Repeat the span of the entries below that starts at the line with "Clone this diagram in TikZ." and ends at the line with "minimum width=541pt, minimum", nothing more. Skip the pictures.

--- SUPPLIED MATERIAL ---

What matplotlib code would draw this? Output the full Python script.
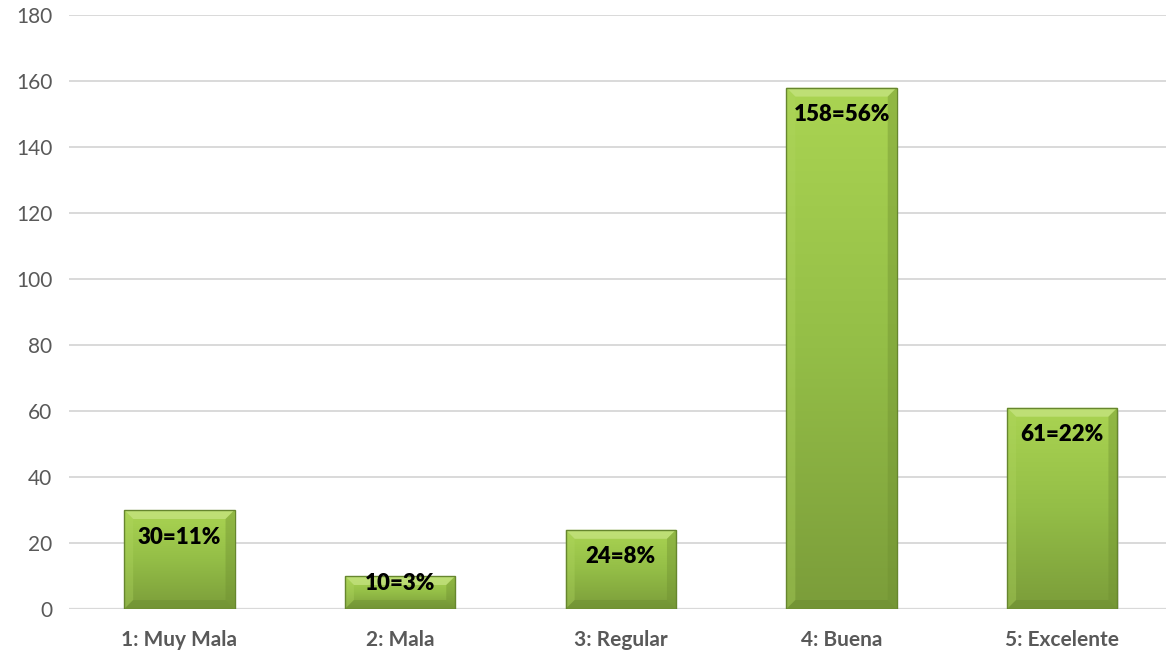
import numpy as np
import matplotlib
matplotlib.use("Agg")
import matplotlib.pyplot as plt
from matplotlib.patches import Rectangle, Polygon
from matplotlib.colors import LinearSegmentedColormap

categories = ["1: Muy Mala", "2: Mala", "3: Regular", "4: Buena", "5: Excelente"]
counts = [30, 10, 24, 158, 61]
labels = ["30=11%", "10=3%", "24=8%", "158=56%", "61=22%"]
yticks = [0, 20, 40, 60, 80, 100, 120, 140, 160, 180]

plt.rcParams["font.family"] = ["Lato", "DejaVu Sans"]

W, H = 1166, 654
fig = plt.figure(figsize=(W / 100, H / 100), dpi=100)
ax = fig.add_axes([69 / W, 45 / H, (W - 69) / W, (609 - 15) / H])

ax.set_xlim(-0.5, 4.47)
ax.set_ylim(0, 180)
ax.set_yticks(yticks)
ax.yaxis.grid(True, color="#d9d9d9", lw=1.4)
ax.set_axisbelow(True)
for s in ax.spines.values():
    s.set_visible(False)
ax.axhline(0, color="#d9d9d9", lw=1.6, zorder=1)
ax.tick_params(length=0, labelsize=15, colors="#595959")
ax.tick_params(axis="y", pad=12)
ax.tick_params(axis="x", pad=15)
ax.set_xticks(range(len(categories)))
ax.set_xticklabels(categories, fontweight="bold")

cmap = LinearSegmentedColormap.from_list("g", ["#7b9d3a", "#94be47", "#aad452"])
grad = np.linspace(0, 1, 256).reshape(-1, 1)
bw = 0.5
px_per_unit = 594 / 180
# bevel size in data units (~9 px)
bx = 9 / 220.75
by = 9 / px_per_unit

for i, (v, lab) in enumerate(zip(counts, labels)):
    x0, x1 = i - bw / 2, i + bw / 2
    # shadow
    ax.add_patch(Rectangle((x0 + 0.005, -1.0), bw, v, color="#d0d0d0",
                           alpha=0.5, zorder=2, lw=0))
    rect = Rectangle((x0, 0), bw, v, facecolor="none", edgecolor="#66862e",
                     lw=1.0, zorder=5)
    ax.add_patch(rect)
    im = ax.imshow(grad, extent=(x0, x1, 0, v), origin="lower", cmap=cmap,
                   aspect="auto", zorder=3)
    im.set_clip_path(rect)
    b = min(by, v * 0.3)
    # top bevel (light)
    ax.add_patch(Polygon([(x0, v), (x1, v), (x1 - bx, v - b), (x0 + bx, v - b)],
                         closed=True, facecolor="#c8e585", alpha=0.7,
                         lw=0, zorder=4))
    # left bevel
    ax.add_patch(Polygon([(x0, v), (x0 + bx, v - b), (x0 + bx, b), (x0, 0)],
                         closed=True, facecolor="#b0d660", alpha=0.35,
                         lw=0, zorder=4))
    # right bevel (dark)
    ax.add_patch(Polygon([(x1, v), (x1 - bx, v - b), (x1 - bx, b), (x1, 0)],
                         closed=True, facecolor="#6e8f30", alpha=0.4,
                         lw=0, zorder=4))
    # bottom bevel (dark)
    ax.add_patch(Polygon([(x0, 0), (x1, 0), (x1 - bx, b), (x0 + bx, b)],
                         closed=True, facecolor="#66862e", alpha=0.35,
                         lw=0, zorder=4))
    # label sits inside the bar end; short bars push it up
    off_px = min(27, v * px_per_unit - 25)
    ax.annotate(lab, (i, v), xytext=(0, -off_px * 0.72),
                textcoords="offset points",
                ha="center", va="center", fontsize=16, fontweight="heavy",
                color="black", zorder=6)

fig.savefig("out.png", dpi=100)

---
--- SUPPLIED MATERIAL ---

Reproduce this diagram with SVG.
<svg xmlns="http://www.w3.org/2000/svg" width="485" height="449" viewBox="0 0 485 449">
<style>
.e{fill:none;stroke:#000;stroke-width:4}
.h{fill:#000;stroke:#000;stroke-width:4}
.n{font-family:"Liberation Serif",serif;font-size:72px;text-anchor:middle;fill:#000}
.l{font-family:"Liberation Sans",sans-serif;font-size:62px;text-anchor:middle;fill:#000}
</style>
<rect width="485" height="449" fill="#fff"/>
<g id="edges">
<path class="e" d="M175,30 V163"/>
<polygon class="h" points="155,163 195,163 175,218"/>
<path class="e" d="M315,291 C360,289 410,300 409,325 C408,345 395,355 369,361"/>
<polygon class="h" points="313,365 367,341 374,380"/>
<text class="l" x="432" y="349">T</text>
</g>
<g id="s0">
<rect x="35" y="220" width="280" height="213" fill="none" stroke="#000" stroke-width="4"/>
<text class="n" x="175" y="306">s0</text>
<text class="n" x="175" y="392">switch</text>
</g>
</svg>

---
--- SUPPLIED MATERIAL ---

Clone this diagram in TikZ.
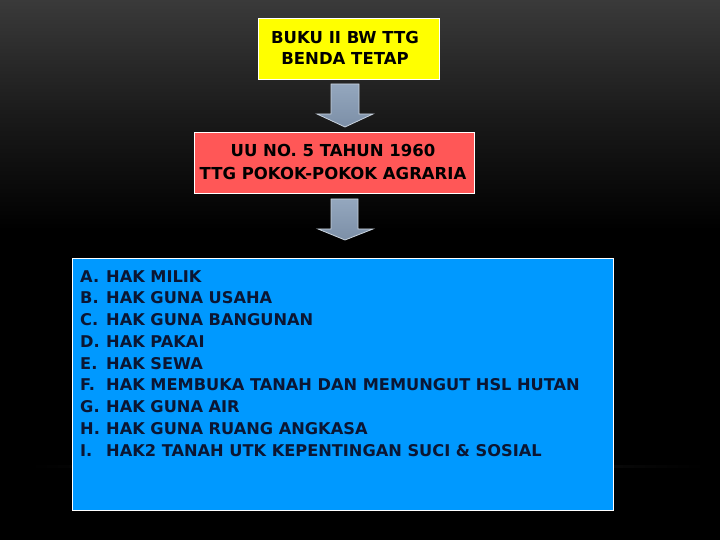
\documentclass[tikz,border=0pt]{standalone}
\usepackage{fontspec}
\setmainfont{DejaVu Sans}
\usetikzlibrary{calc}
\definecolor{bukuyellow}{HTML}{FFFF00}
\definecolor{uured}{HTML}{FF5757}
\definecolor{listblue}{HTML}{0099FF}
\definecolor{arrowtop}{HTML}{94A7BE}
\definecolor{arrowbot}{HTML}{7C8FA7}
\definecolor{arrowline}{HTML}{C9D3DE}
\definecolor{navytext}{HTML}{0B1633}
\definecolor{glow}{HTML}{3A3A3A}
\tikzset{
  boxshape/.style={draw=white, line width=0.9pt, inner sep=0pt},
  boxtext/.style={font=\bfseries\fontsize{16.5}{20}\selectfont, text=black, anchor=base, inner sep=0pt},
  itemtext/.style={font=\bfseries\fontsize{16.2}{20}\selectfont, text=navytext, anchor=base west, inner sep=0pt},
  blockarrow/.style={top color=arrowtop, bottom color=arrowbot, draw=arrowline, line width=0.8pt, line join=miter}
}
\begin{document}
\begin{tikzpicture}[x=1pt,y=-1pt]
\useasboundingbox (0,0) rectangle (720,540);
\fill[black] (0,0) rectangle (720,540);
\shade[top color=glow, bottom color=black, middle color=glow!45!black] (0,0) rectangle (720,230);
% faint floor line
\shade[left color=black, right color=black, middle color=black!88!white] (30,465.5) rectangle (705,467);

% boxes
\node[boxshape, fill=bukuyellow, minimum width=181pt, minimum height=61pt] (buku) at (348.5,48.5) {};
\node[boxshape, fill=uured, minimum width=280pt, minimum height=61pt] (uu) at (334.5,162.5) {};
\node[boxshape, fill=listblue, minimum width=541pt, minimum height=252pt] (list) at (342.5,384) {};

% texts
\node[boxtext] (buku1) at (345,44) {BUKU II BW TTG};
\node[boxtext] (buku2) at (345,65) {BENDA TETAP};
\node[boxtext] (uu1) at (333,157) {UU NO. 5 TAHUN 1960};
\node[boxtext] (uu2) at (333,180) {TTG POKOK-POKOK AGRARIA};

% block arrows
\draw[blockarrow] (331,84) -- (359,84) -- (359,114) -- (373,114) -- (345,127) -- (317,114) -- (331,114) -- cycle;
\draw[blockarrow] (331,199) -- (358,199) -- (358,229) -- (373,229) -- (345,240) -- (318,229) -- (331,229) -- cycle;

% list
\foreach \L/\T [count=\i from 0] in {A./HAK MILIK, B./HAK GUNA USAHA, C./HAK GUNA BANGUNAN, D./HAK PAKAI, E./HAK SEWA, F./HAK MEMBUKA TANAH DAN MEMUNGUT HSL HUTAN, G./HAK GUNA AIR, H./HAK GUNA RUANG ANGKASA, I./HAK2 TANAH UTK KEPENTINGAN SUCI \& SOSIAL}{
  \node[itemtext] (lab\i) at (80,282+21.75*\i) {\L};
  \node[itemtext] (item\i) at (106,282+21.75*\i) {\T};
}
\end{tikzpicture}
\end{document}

---

**CORRECT ANSWER**.
Clone this diagram in TikZ.
\documentclass[tikz,border=0pt]{standalone}
\usepackage{fontspec}
\setmainfont{DejaVu Sans}
\usetikzlibrary{calc}
\definecolor{bukuyellow}{HTML}{FFFF00}
\definecolor{uured}{HTML}{FF5757}
\definecolor{listblue}{HTML}{0099FF}
\definecolor{arrowtop}{HTML}{94A7BE}
\definecolor{arrowbot}{HTML}{7C8FA7}
\definecolor{arrowline}{HTML}{C9D3DE}
\definecolor{navytext}{HTML}{0B1633}
\definecolor{glow}{HTML}{3A3A3A}
\tikzset{
  boxshape/.style={draw=white, line width=0.9pt, inner sep=0pt},
  boxtext/.style={font=\bfseries\fontsize{16.5}{20}\selectfont, text=black, anchor=base, inner sep=0pt},
  itemtext/.style={font=\bfseries\fontsize{16.2}{20}\selectfont, text=navytext, anchor=base west, inner sep=0pt},
  blockarrow/.style={top color=arrowtop, bottom color=arrowbot, draw=arrowline, line width=0.8pt, line join=miter}
}
\begin{document}
\begin{tikzpicture}[x=1pt,y=-1pt]
\useasboundingbox (0,0) rectangle (720,540);
\fill[black] (0,0) rectangle (720,540);
\shade[top color=glow, bottom color=black, middle color=glow!45!black] (0,0) rectangle (720,230);
% faint floor line
\shade[left color=black, right color=black, middle color=black!88!white] (30,465.5) rectangle (705,467);

% boxes
\node[boxshape, fill=bukuyellow, minimum width=181pt, minimum height=61pt] (buku) at (348.5,48.5) {};
\node[boxshape, fill=uured, minimum width=280pt, minimum height=61pt] (uu) at (334.5,162.5) {};
\node[boxshape, fill=listblue, minimum width=541pt, minimum height=252pt] (list) at (342.5,384) {};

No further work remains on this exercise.